Nota 4 = Embora preconceituosas (mas não racistas), existem frases que resumem  e tiram sarro do argentino (eu diria mais do portenho do que o argentino em geral) e sua "autoproclamada" superioridade: "O melhor negócio do mundo é comprar um argentino pelo seu preço real e vendê-lo pelo preço que ele pensa que vale", "Buenos Aires é a Paris da América do Sul", "Argentinos são os europeus que deram errado", entre outras. 

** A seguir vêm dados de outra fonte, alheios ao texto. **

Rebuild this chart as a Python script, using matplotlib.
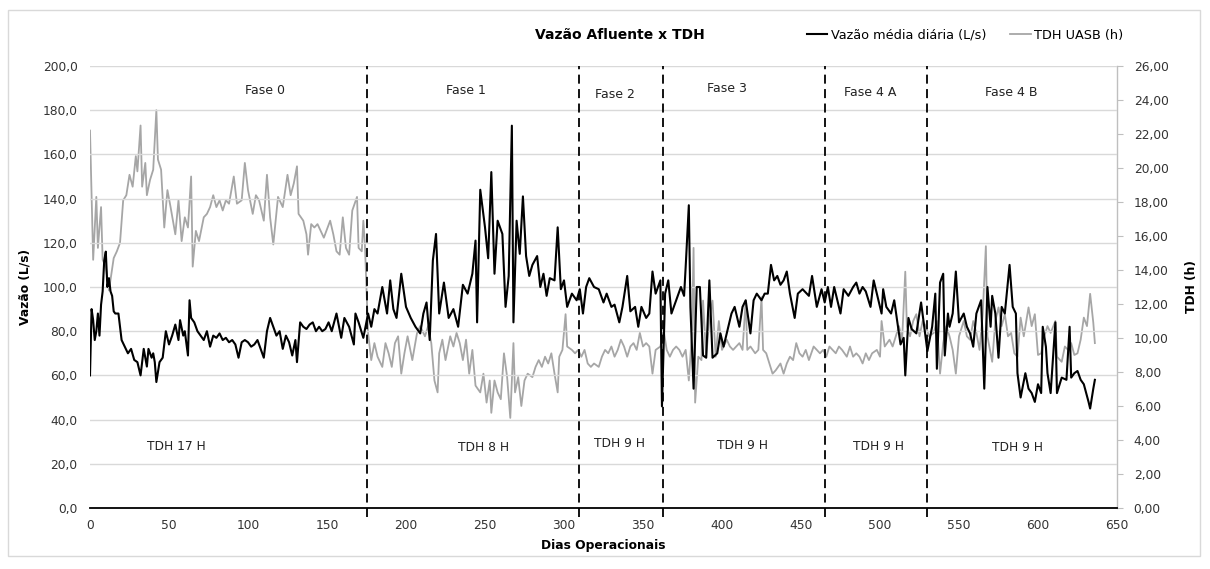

Nota 5 = Eu sempre gostei de visitar a Argentina. Sempre fui bem tratado, evitando discutir, apenas comentando o assunto futebol. Mas confesso que sempre tratei o assunto com pessoas mais velhas, que me pareciam mais esclarecidas, capazes de um diálogo civilizado. Penso que na geral do estádio do Boca Juniors o papo não deve fluir assim (embora na geral dos estádios brasileiros certamente seja a mesma coisa).
Nota 6 = Finalizando, essa é minha, não consigo entender como um brasileiro pode dizer que torce para a seleção da Argentina (times eu "relevo"). Dentro desse contexto de "rivalidade eterna", eu diria que chega a ser um "crime de alta traição"...rs.